I would say that I meditate and do yoga, and I have joined a Buddhist sangha and have taken yoga classes, but if I learned anything from my rendezvous with psychiatry, it is that no one pill or religion or cultural icon has the answer for life’s conundrums, or is a panacea to the reality that all of us eventually get sick and die. I have vowed not to become a new age priestess yielding an arsenal of ‘shoulds’ and ‘have tos’ related to personal growth and sitting in lotus position. In fact I have learned that, among other actual physical illnesses, I have a genetic mutation that causes me to improperly process folic acid. Low folate contributes to anxiety and chronic pain, so my inability to sit still for meditation has been a function of this actual physical illness.
I’m not here to claim mind over matter. Folks who hallucinate or obsess or want to kill themselves are either likely enduring/recovering from trauma and/or physically ill. Some of them are psychics and shamans, yes, but I know first-hand, from a drug-induced experience, that real hardcore horrible psychosis exists. Yet despite the numerical diagnoses in the DSM like 317.5 or whatever, the lack of specificity in pinpointing the causes for such phenomena in psychiatry is stunning. Each person’s brain, body and journey, are unique. The “pick 5 of 9” symptoms from this checklist method of diagnostics is, scientifically, horrifying. And the idea that some shading or lighting on an MRI can be accurate enough to induct someone into the psychiatric paradigm is equally baffling. How scary if our brains all lit up the same on an MRI! How frightening if we all believed and felt exactly the same; what would be left to discuss?
The critique I make of psychiatry is comprehensive. The experience I endured, along with many others, is damning of the way the profession currently operates. At the very least, the question of “Why psychiatry?” needs to be asked.
When I stopped seeing psychiatry as a viable resource, it stopped being a backup plan. When it was no longer a backup plan, I suddenly no longer needed it. But first and foremost, when I stopped thinking something was wrong with me, I already no longer needed psychiatry.

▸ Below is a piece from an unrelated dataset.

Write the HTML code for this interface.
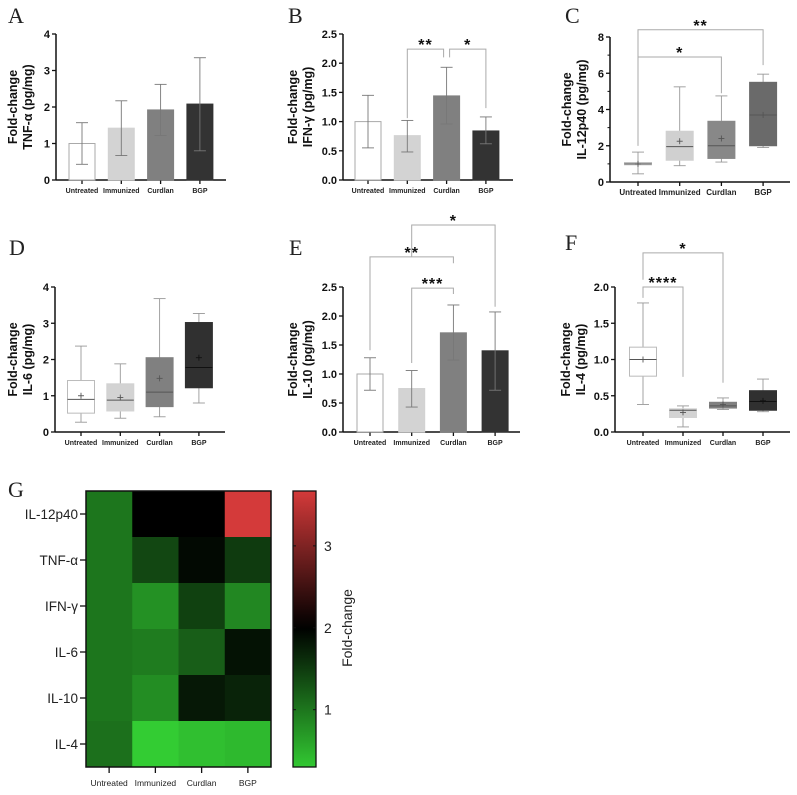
<!DOCTYPE html>
<html><head><meta charset="utf-8"><style>
html,body{margin:0;padding:0;background:#fff;}
svg{display:block;font-family:"Liberation Sans",Arial,sans-serif;}
.pl{font-family:"Liberation Serif",serif;font-size:22px;fill:#222}
</style></head><body>
<svg id="fig" width="797" height="795" viewBox="0 0 797 795" xmlns="http://www.w3.org/2000/svg"></svg>
<script>
const categories = ["Untreated","Immunized","Curdlan","BGP"];
// Panel A (bar, TNF-a)
const aMean = [1.0, 1.42, 1.92, 2.08];
const aLow  = [0.43, 0.67, 1.22, 0.80];
const aHigh = [1.57, 2.17, 2.62, 3.35];
const aTicks = [0,1,2,3,4];
// Panel B (bar, IFN-g)
const bMean = [1.0, 0.76, 1.44, 0.84];
const bLow  = [0.55, 0.48, 0.96, 0.62];
const bHigh = [1.45, 1.02, 1.93, 1.08];
const bTicks = [0,0.5,1.0,1.5,2.0,2.5];
// Panel C (box, IL-12p40)
const cMin = [0.45, 0.9, 1.1, 1.9];
const cQ1  = [0.95, 1.2, 1.3, 2.0];
const cMed = [1.0, 1.95, 2.0, 3.7];
const cQ3  = [1.07, 2.8, 3.35, 5.5];
const cMax = [1.65, 5.25, 4.75, 5.95];
const cAvg = [1.0, 2.25, 2.4, 3.7];
const cTicks = [0,2,4,6,8];
// Panel D (box, IL-6)
const dMin = [0.27, 0.38, 0.42, 0.8];
const dQ1  = [0.52, 0.58, 0.7, 1.22];
const dMed = [0.9, 0.88, 1.1, 1.78];
const dQ3  = [1.42, 1.33, 2.05, 3.02];
const dMax = [2.37, 1.88, 3.68, 3.27];
const dAvg = [1.0, 0.95, 1.48, 2.05];
const dTicks = [0,1,2,3,4];
// Panel E (bar, IL-10)
const eMean = [1.0, 0.75, 1.71, 1.40];
const eLow  = [0.72, 0.43, 1.24, 0.72];
const eHigh = [1.28, 1.06, 2.19, 2.07];
const eTicks = [0,0.5,1.0,1.5,2.0,2.5];
// Panel F (box, IL-4)
const fMin = [0.38, 0.07, 0.31, 0.28];
const fQ1  = [0.77, 0.2, 0.33, 0.3];
const fMed = [1.0, 0.3, 0.36, 0.42];
const fQ3  = [1.17, 0.32, 0.41, 0.57];
const fMax = [1.78, 0.36, 0.47, 0.73];
const fAvg = [1.0, 0.27, 0.38, 0.43];
const fTicks = [0,0.5,1.0,1.5,2.0];
// Heatmap G
const hmRows = ["IL-12p40","TNF-α","IFN-γ","IL-6","IL-10","IL-4"];
const hmValues = [
  [1.0, 2.0, 2.0, 3.7],
  [1.0, 1.4, 1.92, 1.5],
  [1.0, 0.77, 1.45, 0.85],
  [1.0, 0.95, 1.2, 1.85],
  [1.0, 0.8, 1.8, 1.7],
  [1.05, 0.27, 0.38, 0.43]
];
const cbTicks = [1,2,3];

const NS="http://www.w3.org/2000/svg";
const svg=document.getElementById('fig');
function el(tag,attrs,parent,text){const e=document.createElementNS(NS,tag);for(const k in attrs)e.setAttribute(k,attrs[k]);if(text!==undefined)e.textContent=text;(parent||svg).appendChild(e);return e;}

function axes(p){
  const g=el('g',{});
  
  
  const ys=v=>p.y0-(v/p.max)*(p.y0-p.yTop);
  p.ys=ys;
  p.xs=i=>p.cx0+i*p.step;
  el('line',{x1:p.ax,y1:p.y0,x2:p.ax,y2:p.yTop,stroke:'#111','stroke-width':1.5},g);
  el('line',{x1:p.ax,y1:p.y0,x2:p.axEnd,y2:p.y0,stroke:'#111','stroke-width':1.5},g);
  p.ticks.forEach(t=>{
    const y=ys(t);
    el('line',{x1:p.ax-4,y1:y,x2:p.ax,y2:y,stroke:'#111','stroke-width':1.3},g);
    const tl=el('text',{x:p.ax-6,y:y+4,'text-anchor':'end','font-size':11,'font-weight':'bold',fill:'#111'},g,p.dec?t.toFixed(1):String(t));
    
    
  });
  if(p.minor){for(let k=0;k<p.ticks.length-1;k++){const y=ys((p.ticks[k]+p.ticks[k+1])/2);el('line',{x1:p.ax-2.5,y1:y,x2:p.ax,y2:y,stroke:'#111','stroke-width':1},g);}}
  categories.forEach((c,i)=>{
    const x=p.xs(i);
    el('line',{x1:x,y1:p.y0,x2:x,y2:p.y0+4,stroke:'#111','stroke-width':1.3},g);
    const cl=el('text',{x:x,y:p.y0+13,'text-anchor':'middle','font-size':p.catSize||7,'font-weight':'bold',fill:'#222'},g,c);
    
    
  });
  const t=el('text',{transform:`translate(${p.titleX},${(p.y0+p.yTop)/2}) rotate(-90)`,'text-anchor':'middle','font-size':12.5,'font-weight':'bold',fill:'#111'},g);
  
  
  el('tspan',{x:0,y:0},t,'Fold-change');
  el('tspan',{x:0,y:15},t,p.title);
  const L=el('text',{x:p.lx,y:p.ly,class:'pl'},svg,p.letter);
  
  
}

function barPanel(p,mean,low,high){
  axes(p);
  const ys=p.ys;
  mean.forEach((m,i)=>{
    const x=p.xs(i);
    const r=el('rect',{x:x-13,y:ys(m),width:26,height:p.y0-ys(m),fill:p.colors[i],stroke:i===0?'#aaa':p.colors[i],'stroke-width':1});
    
    
    const eg=el('g',{stroke:'#777','stroke-width':0.9,fill:'none'});
    
    
    el('line',{x1:x,y1:ys(low[i]),x2:x,y2:ys(high[i])},eg);
    el('line',{x1:x-6,y1:ys(high[i]),x2:x+6,y2:ys(high[i])},eg);
    el('line',{x1:x-6,y1:ys(low[i]),x2:x+6,y2:ys(low[i])},eg);
  });
}

function boxPanel(p,mn,q1,md,q3,mx,avg){
  axes(p);
  const ys=p.ys;
  mn.forEach((v,i)=>{
    const x=p.xs(i), w=p.bw;
    const g=el('g',{});
    
    
    el('line',{x1:x,y1:ys(mn[i]),x2:x,y2:ys(mx[i]),stroke:'#999','stroke-width':0.9},g);
    el('line',{x1:x-6,y1:ys(mn[i]),x2:x+6,y2:ys(mn[i]),stroke:'#999','stroke-width':0.9},g);
    el('line',{x1:x-6,y1:ys(mx[i]),x2:x+6,y2:ys(mx[i]),stroke:'#999','stroke-width':0.9},g);
    el('rect',{x:x-w/2,y:ys(q3[i]),width:w,height:ys(q1[i])-ys(q3[i]),fill:p.colors[i],stroke:i===0?'#bbb':p.colors[i],'stroke-width':1},g);
    const mc=i===3&&p.dark?'#111':'#555';
    el('line',{x1:x-w/2,y1:ys(md[i]),x2:x+w/2,y2:ys(md[i]),stroke:mc,'stroke-width':1},g);
    el('line',{x1:x-3,y1:ys(avg[i]),x2:x+3,y2:ys(avg[i]),stroke:mc,'stroke-width':0.9},g);
    el('line',{x1:x,y1:ys(avg[i])-3,x2:x,y2:ys(avg[i])+3,stroke:mc,'stroke-width':0.9},g);
  });
}

function bracket(p,i,j,h,li,lj,stars,offL,offR){
  const ys=p.ys;
  const xa=p.xs(i)+(offL||0), xb=p.xs(j)+(offR||0);
  const g=el('g',{stroke:'#aaa','stroke-width':1,fill:'none'});
  
  
  el('polyline',{points:`${xa},${ys(li)} ${xa},${ys(h)} ${xb},${ys(h)} ${xb},${ys(lj)}`},g);
  const t=el('text',{x:(xa+xb)/2,y:ys(h)+1,'text-anchor':'middle','font-size':16,'font-weight':'bold',fill:'#111','letter-spacing':'1'},svg,stars);
  
  
}

const barCols=['#ffffff','#d3d3d3','#808080','#333333'];
const pA={name:'panel-a',letter:'A',title:'TNF-α (pg/mg)',lx:8,ly:23,ax:56,axEnd:226,y0:180,yTop:34,max:4,ticks:aTicks,cx0:82,step:39.3,colors:barCols,titleX:17};
barPanel(pA,aMean,aLow,aHigh);
const pB={name:'panel-b',letter:'B',title:'IFN-γ (pg/mg)',lx:288,ly:23,ax:343,axEnd:513,y0:180,yTop:34,max:2.5,ticks:bTicks,dec:true,cx0:368,step:39.3,colors:barCols,titleX:297};
barPanel(pB,bMean,bLow,bHigh);
bracket(pB,1,2,2.24,1.06,2.1,'**',0,-3);
bracket(pB,2,3,2.24,2.1,1.23,'*',3,0);
const pC={name:'panel-c',letter:'C',title:'IL-12p40 (pg/mg)',lx:565,ly:23,ax:610,axEnd:790,y0:182,yTop:37,max:8,ticks:cTicks,minor:true,cx0:638,step:41.7,bw:27,colors:['#ffffff','#d0d0d0','#888888','#6a6a6a'],titleX:571,catSize:8};
boxPanel(pC,cMin,cQ1,cMed,cQ3,cMax,cAvg);
bracket(pC,0,3,8.4,2.0,6.45,'**');
bracket(pC,0,2,6.9,2.0,4.9,'*');
const pD={name:'panel-d',letter:'D',title:'IL-6 (pg/mg)',lx:9,ly:255,ax:55,axEnd:225,y0:432,yTop:287,max:4,ticks:dTicks,cx0:81,step:39.3,bw:27,dark:true,colors:['#ffffff','#d3d3d3','#808080','#303030'],titleX:17};
boxPanel(pD,dMin,dQ1,dMed,dQ3,dMax,dAvg);
const pE={name:'panel-e',letter:'E',title:'IL-10 (pg/mg)',lx:289,ly:255,ax:343,axEnd:520,y0:432,yTop:287,max:2.5,ticks:eTicks,dec:true,cx0:370,step:41.7,colors:barCols,titleX:297};
barPanel(pE,eMean,eLow,eHigh);
bracket(pE,0,2,3.02,1.41,2.91,'**');
bracket(pE,1,3,3.57,3.02,2.16,'*');
bracket(pE,1,2,2.48,1.19,2.38,'***');
const pF={name:'panel-f',letter:'F',title:'IL-4 (pg/mg)',lx:565,ly:250,ax:615,axEnd:790,y0:432,yTop:287,max:2.0,ticks:fTicks,dec:true,cx0:643,step:40,bw:27,dark:true,colors:['#ffffff','#d3d3d3','#808080','#303030'],titleX:570};
boxPanel(pF,fMin,fQ1,fMed,fQ3,fMax,fAvg);
bracket(pF,0,2,2.47,2.1,0.68,'*');
bracket(pF,0,1,2.0,1.85,0.76,'****');

// Heatmap
const hm={x0:86,y0:491,cw:46.25,ch:46,vmin:0.3,vmax:3.67,cbX:293,cbW:23,cbTop:491,cbBot:767};
function cmap(v){
  const lo=[50,200,50], hi=[212,58,58];
  let c;
  if(v<=2){const f=Math.max(0,(2-v)/(2-hm.vmin));c=lo.map(x=>Math.round(x*f));}
  else{const f=Math.min(1,(v-2)/(hm.vmax-2));c=hi.map(x=>Math.round(x*f));}
  return `rgb(${c[0]},${c[1]},${c[2]})`;
}
const L=el('text',{x:8,y:497,class:'pl'},svg,'G');


const hg=el('g',{});


hmValues.forEach((row,r)=>{
  row.forEach((v,c)=>{
    const rc=el('rect',{x:hm.x0+c*hm.cw,y:hm.y0+r*hm.ch,width:hm.cw+0.5,height:hm.ch+0.5,fill:cmap(v)},hg);
    
    
  });
  const y=hm.y0+r*hm.ch+hm.ch/2;
  el('line',{x1:80,y1:y,x2:86,y2:y,stroke:'#111','stroke-width':1.3},svg);
  const rl=el('text',{x:78,y:y+5,'text-anchor':'end','font-size':13.5,fill:'#222'},svg,hmRows[r]);
  
  
});
el('rect',{x:hm.x0,y:hm.y0,width:hm.cw*4,height:hm.ch*6,fill:'none',stroke:'#111','stroke-width':1.5},svg);
categories.forEach((c,i)=>{
  const x=hm.x0+i*hm.cw+hm.cw/2;
  el('line',{x1:x,y1:767,x2:x,y2:773,stroke:'#111','stroke-width':1.3},svg);
  const cl=el('text',{x:x,y:786,'text-anchor':'middle','font-size':8.5,fill:'#222'},svg,c);
  
  
});
// colorbar
const defs=el('defs',{});
const lg=el('linearGradient',{id:'cb',x1:0,y1:1,x2:0,y2:0},defs);
for(let k=0;k<=20;k++){const v=hm.vmin+(hm.vmax-hm.vmin)*k/20;el('stop',{offset:(k/20),'stop-color':cmap(v)},lg);}
const cb=el('rect',{x:hm.cbX,y:hm.cbTop,width:hm.cbW,height:hm.cbBot-hm.cbTop,fill:'url(#cb)',stroke:'#111','stroke-width':1.3});


const cys=v=>hm.cbBot-(v-hm.vmin)/(hm.vmax-hm.vmin)*(hm.cbBot-hm.cbTop);
cbTicks.forEach(t=>{
  const y=cys(t);
  el('line',{x1:hm.cbX,y1:y,x2:hm.cbX+3,y2:y,stroke:'#111','stroke-width':1},svg);
  el('line',{x1:hm.cbX+hm.cbW-3,y1:y,x2:hm.cbX+hm.cbW,y2:y,stroke:'#111','stroke-width':1},svg);
  const tl=el('text',{x:324,y:y+5,'font-size':14,fill:'#222'},svg,String(t));
  
  
});
const ct=el('text',{transform:'translate(352,628) rotate(-90)','text-anchor':'middle','font-size':14,fill:'#222'},svg,'Fold-change');


</script>
</body></html>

Losing the Plot documents the steps I had to take to leave psychiatry behind, including some details on tapering antidepressants, Lithium and benzodiazepines. It also provides snippets of my life as social worker before the drugging. It touches briefly on some family history, including the untreated mental health struggles of my mother (which might make anyone a believer in psychiatry, except that in retrospect, I am very glad she never did enter a hospital or take an antipsychotic.) And lastly, it leaves the reader with four possible future renditions of my life, none of which are under the auspices of psychiatry but each of which includes the continued influence of psychiatry, as all of our lives do. It begs the following questions: Is happily ever after realistic, preferable and for our highest good? Is Hollywood’s instant gratification narrative, which psychiatry relies on to sell drugs, the best story to live? Or is working through and being present with the grief, the visions, the tremors, and the uncertainty of our days a better prescription for a long and fulfilling life?